4 August 2000 | behrens-2
Welcome back after 27 years!
It took only a quarter century to catch up with Lord Peter Wimsey: Murder Must Advertise and I am eternally grateful to Acorn Media for making it available, along with "Clouds of Witness" and "The Unpleasantness at the Bellona Club." Yes, "Five Red Herrings" and "The Nine Tailors" are due soon.
Having read the book several times, I can say that the dramatization is not only faithful to the plot but also to the comic tone of the original. Sayers herself did work in an advertising agency and she perfectly catches the chaos, the frustrations, and the high spirits that pervade such an establishment.
Even more on video than in the novel is each character fully realized.
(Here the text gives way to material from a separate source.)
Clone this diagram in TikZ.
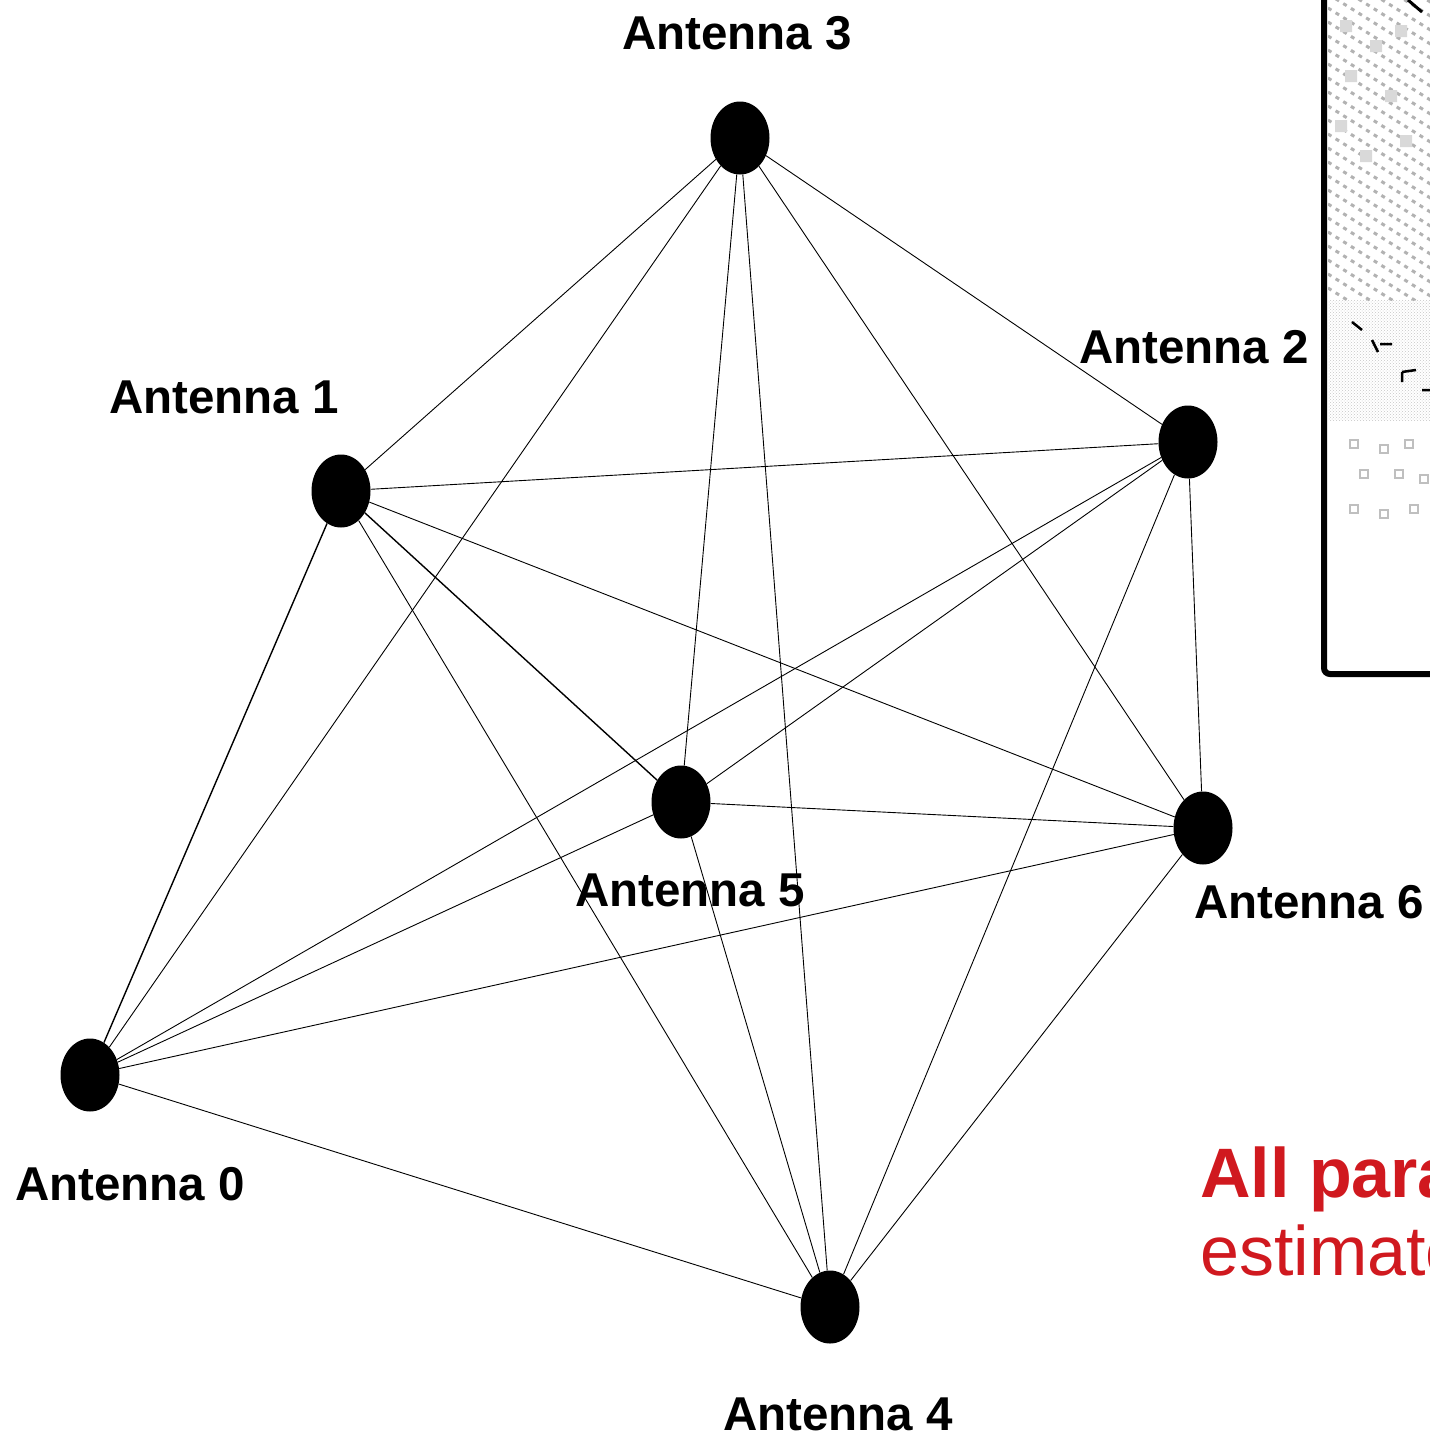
\documentclass[tikz,border=0pt]{standalone}
\usepackage{fontspec}
\setmainfont{Liberation Sans}
\usetikzlibrary{shapes.geometric,patterns}
\definecolor{redtxt}{HTML}{D0191F}
\begin{document}
\begin{tikzpicture}[x=1pt,y=-1pt,
  ant/.style={ellipse,fill=black,draw=none,minimum width=59pt,minimum height=73pt,inner sep=0pt},
  lbl/.style={inner sep=0pt,font=\fontsize{47.5}{50}\selectfont\bfseries},
  edge/.style={line width=0.9pt,black},
  redbig/.style={inner sep=0pt,anchor=base west,text=redtxt,font=\fontsize{70}{72}\selectfont}]
\useasboundingbox (0,0) rectangle (1430,1436);
\clip (0,0) rectangle (1430,1436);
% cropped image at top right
\begin{scope}
  \clip (1328,0) rectangle (1430,300);
  \foreach \k in {-300,-286,...,300}
    \draw[gray!60,line width=3pt,dash pattern=on 4pt off 5pt] (1328,\k) -- ++(160,100);
  \fill[gray!30] (1340,20) rectangle (1352,32) (1370,40) rectangle (1382,52) (1395,25) rectangle (1407,37)
    (1345,70) rectangle (1357,82) (1385,90) rectangle (1397,102) (1335,120) rectangle (1347,132)
    (1400,135) rectangle (1412,147) (1360,150) rectangle (1372,162);
\end{scope}
\begin{scope}
  \clip (1328,300) rectangle (1430,540);
  \fill[pattern=crosshatch dots,pattern color=gray!45] (1328,300) rectangle (1430,420);
  \foreach \xx/\yy in {1350/440,1380/445,1405/440,1360/470,1395/470,1420/475,1350/505,1380/510,1410/505}
    \draw[gray!50,line width=2pt] (\xx,\yy) rectangle ++(8,8);
\end{scope}
\begin{scope}
  \clip (1328,0) rectangle (1430,672);
  \draw[line width=3pt] (1408,0) -- (1422,12);
  \draw[line width=2.5pt] (1352,322) -- (1362,330) (1372,340) -- (1378,352) (1380,344) -- (1392,344);
  \draw[line width=2.5pt] (1402,372) -- (1402,382) (1402,372) -- (1416,370) (1422,390) -- (1430,390);
\end{scope}
\draw[line width=6pt,rounded corners=6pt] (1324,-10) -- (1324,674) -- (1440,674);
% nodes
\node[ant] (a3) at (740,138) {};
\node[ant] (a1) at (341,491) {};
\node[ant] (a2) at (1188,442) {};
\node[ant] (a5) at (681,802) {};
\node[ant] (a6) at (1203,828) {};
\node[ant] (a0) at (90,1075) {};
\node[ant] (a4) at (830,1307) {};
% edges
\foreach \u/\v in {a3/a1,a3/a0,a3/a5,a3/a4,a3/a6,a3/a2,
                   a1/a2,a1/a6,a1/a4,
                   a2/a0,a2/a5,a2/a4,a2/a6,
                   a5/a6,a5/a0,a5/a4,
                   a6/a0,a6/a4,
                   a0/a4}
  \draw[edge] (\u) -- (\v);
\draw[edge,line width=1.4pt] (a0) -- (a1);
\draw[edge,line width=1.4pt] (a1) -- (a5);
% labels
\node[lbl] (l3) at (737,33) {Antenna 3};
\node[lbl] (l1) at (224,397) {Antenna 1};
\node[lbl] (l2) at (1194,347) {Antenna 2};
\node[lbl] (l5) at (690,890) {Antenna 5};
\node[lbl] (l6) at (1309,902) {Antenna 6};
\node[lbl] (l0) at (130,1184) {Antenna 0};
\node[lbl] (l4) at (838,1414) {Antenna 4};
% red text
\node[redbig,font=\fontsize{70}{72}\selectfont\bfseries] (r1) at (1200,1197) {All parameters};
\node[redbig] (r2) at (1200,1275) {estimated};
\end{tikzpicture}
\end{document}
When Wimsey (working under an alias) first enters the secretaries' room, the more flamboyant of the women (played by Fiona Walker) is found coffee cup high in the air and sheet of advertising copy low in hand, thereby establishing her character perfectly. She can also quote Latin tags and Shakespeare with colloquial ease. The stuffy head of the firm, Mr. Pym, is played by Peter Pratt, well known to Gilbert & Sullivan buffs as the comic lead at the D'Oyly Carte several generations ago.
The ubiquitous Peter Bowles plays the villainous Major Milligan as a dope dealer to the "bright young things" who still knows when to apologize for rudeness. Mark Eden continues his role as Chief Inspector Parker, now Wimsey's brother-in-law since marrying into the family after the "Clouds of Witness" case. If I cannot warm up to Lady Mary (Rachel Herbert), it is perhaps because of her smugness that tries to be charming but (for me) just misses.
Possibly the best realized character is Bridget Armstrong's Dian de Momerie, the fading sexpot who knows she is doomed by her associates, her drug taking, and the ravages of time. Armstrong turns what could have been an utterly cliched role into a sympathetic and believable one.
And of course, Ian Carmichael is the same bubbling amateur sleuth of the first two mysteries, always ready to apologize for forgetting he has advantages over most of the others.
The plot combines a simple whodunit with a complex howsitdun; and if you pay close attention to the most seemingly inconsequential lines in the first episodes, you will appreciate all the more the solution in the last one. I will reveal none of the plot here, except to say it is a lot of fun.
The production budget is below that of the Poirot series, but the period feel is just as good. By the way, when Wimsey (in disguise) is compared with Bertie Wooster, the script writer might be indulging in an inside joke: Ian Carmichael did play Wooster in a series on British TV and that association nearly cost him getting Wimsey after he himself suggested it to the powers that be!